Bloomberg News

Hedge funds now know exactly how far they have fallen out of favor with American International Group Inc.

The global insurance conglomerate said in its fourth-quarter earnings call Friday that it is reallocating about half of its $11 billion investment in hedge funds. Sid Sankaran, AIG’s chief risk officer and incoming chief financial officer, said on the call that the money would move primarily into investment-grade bonds and commercial mortgage loans.

Friday’s disclosure was the first time AIG put a number on a move it announced in a strategy update late last month. Then, Chief Executive Peter Hancock said the company had had “a very negative experience” in hedge funds in recent years, and he signaled a “significant reduction” in asset allocation.

AIG has more than 100 hedge-fund managers across a wide range of strategies, a person familiar with the plans said. It is paring down to those managers whose strategies are most different from the approaches taken by AIG’s own investment staff, the person said.

AIG has extensive experience with corporate and municipal bonds, distressed debt and mortgage-backed securities, among other things. AIG doesn’t have staff that handles equities, so hedge funds with stock-based approaches are among those with best chance of remaining, the person said.

On Friday’s call, AIG said  the approximate halving of its investments in hedge funds would take place over the course of several quarters.

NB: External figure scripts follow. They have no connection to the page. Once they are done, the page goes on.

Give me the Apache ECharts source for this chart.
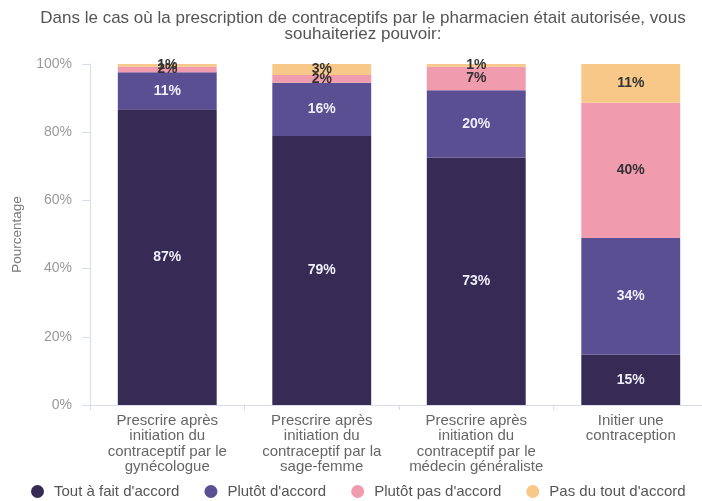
<!DOCTYPE html>
<html><head><meta charset="utf-8">
<script src="https://cdn.jsdelivr.net/npm/echarts@6/dist/echarts.min.js"></script>
<style>html,body{margin:0;padding:0;background:#fff;overflow:hidden}#c{width:708px;height:501px}</style>
</head><body><div id="c"></div>
<script>
const categories = [
  "Prescrire après\ninitiation du\ncontraceptif par le\ngynécologue",
  "Prescrire après\ninitiation du\ncontraceptif par la\nsage-femme",
  "Prescrire après\ninitiation du\ncontraceptif par le\nmédecin généraliste",
  "Initier une\ncontraception"
];
const seriesNames = ["Tout à fait d'accord", "Plutôt d'accord", "Plutôt pas d'accord", "Pas du tout d'accord"];
const toutAFait = [86.7, 78.9, 72.6, 14.7];
const plutotAccord = [10.9, 15.6, 19.7, 34.3];
const plutotPas = [1.6, 2.3, 6.9, 39.6];
const pasDuTout = [0.8, 3.2, 0.8, 11.4];
const yTicks = [0, 20, 40, 60, 80, 100];

const colors = ["#352b54", "#5b4f93", "#f09bae", "#f8c888"];
const labelColors = ["#f0eefa", "#f0eefa", "#333", "#333"];
const values = [toutAFait, plutotAccord, plutotPas, pasDuTout];

const chart = echarts.init(document.getElementById('c'));
chart.setOption({
  animation: false,
  textStyle: {fontFamily: "Liberation Sans, Arial, sans-serif"},
  title: {
    text: "Dans le cas où la prescription de contraceptifs par le pharmacien était autorisée, vous\nsouhaiteriez pouvoir:",
    left: 358, top: 5, textAlign: 'center',
    textStyle: {fontSize: 17, fontWeight: 'normal', color: '#555', lineHeight: 16}
  },
  legend: {
    bottom: -3, left: 26, icon: 'circle', itemWidth: 13, itemHeight: 13, itemGap: 25,
    textStyle: {fontSize: 15, color: '#555', padding: [0, 0, 0, 5]},
    data: seriesNames
  },
  grid: {left: 90, top: 64, right: 0, height: 341},
  xAxis: {
    type: 'category', data: categories,
    axisLine: {lineStyle: {color: '#d8dcf0'}},
    axisTick: {show: true, lineStyle: {color: '#d8dcf0'}},
    axisLabel: {color: '#666', fontSize: 15, lineHeight: 15.5, margin: 8, interval: 0}
  },
  yAxis: {
    type: 'value', min: 0, max: 100, interval: 20,
    name: 'Pourcentage', nameLocation: 'middle', nameGap: 66, nameRotate: 90,
    nameTextStyle: {color: '#777', fontSize: 13.5},
    axisLine: {show: true, lineStyle: {color: '#d8dcf0'}},
    axisTick: {show: true, length: 8, lineStyle: {color: '#d8dcf0'}},
    splitLine: {show: false},
    axisLabel: {color: '#999', fontSize: 14, margin: 18, formatter: v => yTicks.includes(v) ? v + '%' : ''}
  },
  series: values.map((vals, i) => ({
    name: seriesNames[i], type: 'bar', stack: 'total', barWidth: '64%',
    data: vals,
    itemStyle: {color: colors[i]},
    label: {
      show: true, position: 'inside', fontSize: 14, fontWeight: 'bold', color: labelColors[i],
      formatter: p => Math.round(p.value) + '%'
    }
  }))
});
</script></body></html>
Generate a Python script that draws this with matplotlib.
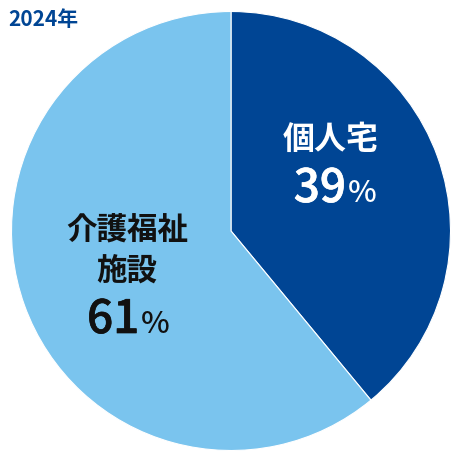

The move comes as AIG is under pressure to improve its returns. On Thursday, AIG announced it had reached an agreement to give board seats this spring to billionaire investors Carl Icahn and John Paulson in exchange for at least a temporary end to their public fight with the company.

The pair has publicly called for a three-way breakup of the insurance conglomerate as a way for it to get out from under new federal regulations and to improve lagging financial results.

At midday Friday, AIG shares were up 4.5% to $52.85. AIG primarily has life-insurance and property-casualty insurance operations, and many life insurers were up strongly Friday in a rebound from a broad market selloff Thursday.

AIG posted mark-to-market losses on its hedge-fund investments of $220 million in the fourth quarter and $324 million in the third quarter, its filings show. In last month’s strategy update, Mr. Hancock said the realized returns of hedge funds had been “greatly disappointing…so we are, as I said, reducing our allocation to hedge funds.”

Based on AIG’s filings, the company’s hedge-fund investments of about $11 billion represented 3% of a total investment portfolio of about $338 billion, as of Dec. 31.

Insurers primarily invest in high-quality bonds to meet regulatory capital standards. But some allocate a sliver of money to riskier fare, including private-equity as well as hedge funds.

Hedge funds lost 1% in 2015, according to hedge-fund-research firm HFR Inc., underperforming the S&P 500, which fell 0.7%. Portfolio managers faltered for many reasons, including bad bets on energy and currencies and a too-heavy reliance on certain stocks.

UPDATE: A headline in earlier version of this article incorrectly says AIG planned to move $11 billion out of its hedge fund. As the article correctly states, it plans to move about half that amount.